By William Wolf

VENUS IN FUR  Send This Review to a Friend

Come along to S and M territory, courtesy of playwright David Ives, who has written a cleverly intriguing sex comedy that could nevertheless gain by tightening. The fireworks on stage go on longer than the idea supports, and one could still arrive at the ultimate feminist statement with trimming. The subject matter is kinkier than the delivery, but “Venus in Fur” becomes the showcase for actress Nina Arianda, who gives a knockout of a performance that should be an enormous boost for her career. Co-star Wes Bentley is more subtle, but his is also a finely tuned performance that gains strength as the play progresses.

Bentley plays Thomas, a writer-director who is frustrated in trying to cast the play he has adapted from an 1870 novel, “Venus in Fur” by Leopold von Sacher-Masoch. He is about to leave his studio when in storms Arianda as Vanda, late for the audition and a jumble of nerves as she spews profanity and laments how nothing has been going right in her effort to forge a career. She pleads that Thomas give her a chance to read, although she seems totally at odds with what he is looking for in an actress.
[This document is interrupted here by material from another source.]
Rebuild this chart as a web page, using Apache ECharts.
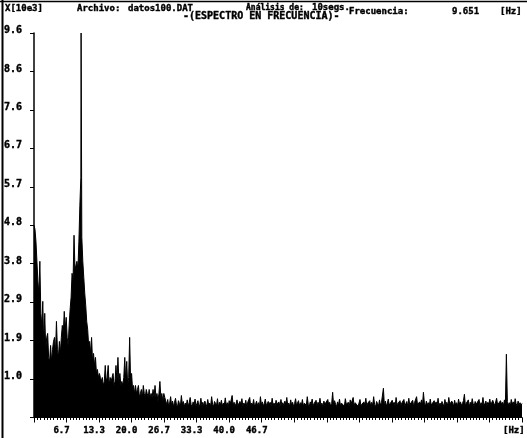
<!DOCTYPE html>
<html>
<head>
<meta charset="utf-8">
<script src="https://cdn.jsdelivr.net/npm/echarts@6/dist/echarts.min.js"></script>
<style>
  html, body { margin: 0; padding: 0; background: #fff; }
  #chart { width: 527px; height: 438px; }
</style>
</head>
<body>
<div id="chart"></div>
<script>
// Spectrum bins, 0.2 Hz apart, from 0 to 100 Hz (amplitude in units of 10e3)
const binHz = 0.2;
const amplitude = [
  4.8, 4.7, 4.4, 3.9, 3.4, 3.1, 3.9, 2.6, 2.3, 2.9, 1.8, 2.6, 1.7, 2.0, 2.1, 1.5, 1.4, 1.8, 1.4, 1.7,
  1.9, 2.0, 1.6, 2.4, 1.7, 1.5, 1.9, 1.6, 2.0, 2.3, 2.1, 2.65, 2.2, 2.5, 2.0, 1.8, 2.3, 2.7, 3.0, 3.6,
  3.4, 4.55, 3.7, 3.8, 3.9, 3.7, 4.4, 5.3, 6.0,
  4.5, 3.9, 3.5, 3.1, 2.8, 2.4, 2.2, 1.8, 1.9, 1.6, 2.0,
  1.4, 1.6, 1.3, 1.5, 1.1, 1.2, 1.0, 1.1, 1.0, 0.9, 1.0, 0.8, 0.9, 1.3, 0.9, 1.0, 1.3, 0.8, 1.0, 0.9,
  1.0, 1.1, 0.8, 0.9, 1.3, 0.9, 1.5, 0.9, 1.1, 0.8, 0.9, 0.8, 1.0, 1.5, 0.9, 1.4, 0.8, 1.0, 2.0, 0.9,
  1.1, 0.7, 0.8, 0.6, 0.8, 0.6, 0.7, 0.8, 0.5, 0.6, 0.7, 0.5, 0.8, 0.6, 0.5, 0.7, 0.6, 0.5, 0.7, 0.5,
  0.6, 0.5, 0.7, 0.5, 0.8, 0.5, 0.6, 0.4, 0.6, 0.9, 0.5, 0.6, 0.4, 0.6, 0.5, 0.5,
  0.32,0.45,0.28,0.36,0.52,0.30,0.41,0.27,0.38,0.48,0.31,0.26,0.42,0.35,0.29,0.55,0.33,0.40,0.27,0.36,
  0.30,0.44,0.28,0.37,0.50,0.32,0.26,0.39,0.31,0.46,0.29,0.35,0.42,0.27,0.33,0.48,0.30,0.38,0.28,0.41,
  0.34,0.27,0.45,0.31,0.36,0.29,0.52,0.33,0.28,0.40,0.35,0.30,0.47,0.26,0.38,0.32,0.43,0.29,0.36,0.31,
  0.49,0.30,0.37,0.27,0.42,0.33,0.29,0.55,0.31,0.38,0.28,0.35,0.44,0.30,0.26,0.40,0.33,0.47,0.29,0.36,
  0.31,0.43,0.27,0.38,0.34,0.50,0.29,0.36,0.31,0.45,0.28,0.33,0.41,0.30,0.37,0.27,0.52,0.32,0.39,0.29,
  0.35,0.46,0.30,0.27,0.40,0.33,0.38,0.29,0.48,0.31,0.36,0.28,0.43,0.34,0.30,0.39,0.27,0.45,0.32,0.37,
  0.29,0.41,0.33,0.50,0.30,0.36,0.28,0.44,0.31,0.38,0.27,0.35,0.47,0.30,0.33,0.42,0.29,0.37,0.31,0.45,
  0.28,0.36,0.40,0.30,0.52,0.33,0.27,0.39,0.34,0.46,0.29,0.35,0.31,0.43,0.28,0.38,0.32,0.48,0.30,0.36,
  0.27,0.41,0.33,0.37,0.29,0.45,0.31,0.38,0.28,0.35,0.63,0.30,0.42,0.33,0.27,0.39,0.31,0.46,0.29,0.36,
  0.32,0.40,0.28,0.47,0.33,0.30,0.38,0.27,0.44,0.35,0.31,0.50,0.29,0.37,0.33,0.41,0.28,0.36,0.45,0.30,
  0.34,0.27,0.39,0.31,0.48,0.29,0.36,0.33,0.42,0.28,0.38,0.30,0.52,0.32,0.27,0.40,0.35,0.29,0.44,0.31,
  0.37,0.33,0.73,0.30,0.41,0.28,0.36,0.46,0.31,0.34,0.27,0.43,0.33,0.38,0.29,0.50,0.32,0.36,0.28,0.42,
  0.30,0.37,0.33,0.45,0.29,0.35,0.40,0.27,0.48,0.32,0.36,0.30,0.43,0.28,0.38,0.34,0.52,0.31,0.29,0.39,
  0.33,0.44,0.30,0.63,0.36,0.28,0.41,0.32,0.37,0.29,0.46,0.31,0.35,0.27,0.42,0.33,0.39,0.30,0.48,0.28,
  0.36,0.31,0.40,0.34,0.27,0.45,0.32,0.38,0.29,0.50,0.33,0.30,0.41,0.36,0.28,0.43,0.31,0.37,0.29,0.46,
  0.33,0.39,0.30,0.35,0.42,0.58,0.29,0.36,0.32,0.44,0.27,0.38,0.31,0.47,0.34,0.29,0.40,0.33,0.36,0.30,
  0.45,0.28,0.37,0.32,0.50,0.30,0.35,0.41,0.29,0.38,0.33,0.46,0.31,0.27,0.43,0.36,0.30,0.39,0.48,0.32,
  0.35,0.29,0.42,0.33,0.38,0.30,0.44,0.36,1.58,0.40,0.31,0.37,0.28,0.45,0.33,0.39,0.30,0.47,0.34,0.29,
  0.41,0.32,0.37,0.30,0.35
];

// Dominant component
const peakHz = 9.651;
const peakAmp = 9.6;

// Axis tick labels
const yTickLabels = ['', '1.0', '1.9', '2.9', '3.8', '4.8', '5.7', '6.7', '7.6', '8.6', '9.6'];
const xTickLabels = ['', '6.7', '13.3', '20.0', '26.7', '33.3', '40.0', '46.7'];

// Header texts
const fileName = 'datos100.DAT';
const duration = '10segs.';

const yStep = 0.96;
const xStep = 20 / 3;

// Spectrum points, with the dominant component placed at its own frequency
const spectrum = amplitude.map((v, i) => [i * binHz, v]);
const insertAt = spectrum.findIndex(p => p[0] > peakHz);
spectrum.splice(insertAt, 0, [peakHz, peakAmp]);

// Heavy monospaced lettering for the screen-style header
const monoBold = { fontFamily: 'DejaVu Sans Mono', fontWeight: 'bold', fill: '#000', stroke: '#000', lineWidth: 0.4 };
function label(text, x, y, size) {
  return { type: 'text', style: Object.assign({ text, x, y, fontSize: size, textVerticalAlign: 'middle' }, monoBold), silent: true };
}
const axisFont = {
  color: '#000', fontWeight: 'bold', fontFamily: 'DejaVu Sans Mono',
  textBorderColor: '#000', textBorderWidth: 0.4
};

const chart = echarts.init(document.getElementById('chart'), null, { renderer: 'canvas' });
chart.setOption({
  animation: false,
  backgroundColor: '#fff',
  grid: { left: 34, right: 5, top: 33, bottom: 20.5, containLabel: false },
  xAxis: {
    type: 'value', min: 0, max: 100, interval: xStep,
    axisLine: { show: true, lineStyle: { color: '#000', width: 1 } },
    axisTick: { show: true, length: 5, lineStyle: { color: '#000', width: 1 } },
    minorTick: { show: true, splitNumber: 10, length: 2.5, lineStyle: { color: '#000', width: 1 } },
    splitLine: { show: false },
    axisLabel: Object.assign({
      margin: 9, fontSize: 9, padding: [0, 10, 0, 0],
      formatter: v => xTickLabels[Math.round(v / xStep)] || ''
    }, axisFont)
  },
  yAxis: {
    type: 'value', min: 0, max: 9.6, interval: yStep,
    axisLine: { show: true, lineStyle: { color: '#000', width: 1.5 } },
    axisTick: { show: true, length: 4, lineStyle: { color: '#000', width: 1 } },
    splitLine: { show: false },
    axisLabel: Object.assign({
      margin: 12, fontSize: 10, verticalAlign: 'bottom', lineHeight: 5,
      formatter: v => yTickLabels[Math.round(v / yStep)] || ''
    }, axisFont)
  },
  series: [{
    type: 'line',
    data: spectrum,
    symbol: 'none',
    lineStyle: { color: '#000', width: 1 },
    areaStyle: { color: '#000', opacity: 1 },
    z: 3
  }],
  graphic: [
    { type: 'line', shape: { x1: 2.5, y1: 0, x2: 2.5, y2: 438 }, style: { stroke: '#000', lineWidth: 2 }, silent: true },
    { type: 'line', shape: { x1: 0, y1: 1.5, x2: 527, y2: 1.5 }, style: { stroke: '#000', lineWidth: 1.5 }, silent: true },
    label('X[10e3]', 5, 9, 9),
    label('Archivo:', 77, 9, 9),
    label(fileName, 128, 9, 9),
    label('Análisis de:', 246, 8, 8),
    label(duration, 312, 8, 9),
    label('Frecuencia:', 349, 12, 9),
    label(peakHz.toFixed(3), 452, 12, 9),
    label('[Hz]', 500, 12, 9),
    label('-(ESPECTRO EN FRECUENCIA)-', 183, 16, 10),
    label('[Hz]', 503, 431, 9)
  ]
});
</script>
</body>
</html>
To his astonishment, Thomas finds that she has memorized lines from the script that she wasn’t even supposed to have, and little by little he is impressed by how suited she may be to the role. The kinkiness starts not just from the play, but from what develops during the extended audition with Thomas reading the part of the male lead.

As Vanda takes on the dominant role in the play, she fuses it with her behavior toward Thomas, who in turn mixes the submissive role of the man in the play with submissiveness to Vanda. The role playing flits between the drama and their real-life attraction, and the sexual tension between them mounts. Vanda sees anti-women attitudes in the work being adapted, and explodes with hostility on this count, further blurring the line between the stage work and the rapidly developing relationship. Even though the play is only 90 minutes, the latter part seems repetitious and a challenge for Walter Bobbie, who does an excellent job directing, to keep interest high. Fortunately, it is hard to take one’s eyes off Arianda. At the Classic Stage Company, 136 East 13th Street, $60-$65. Phone: 866-811-4111.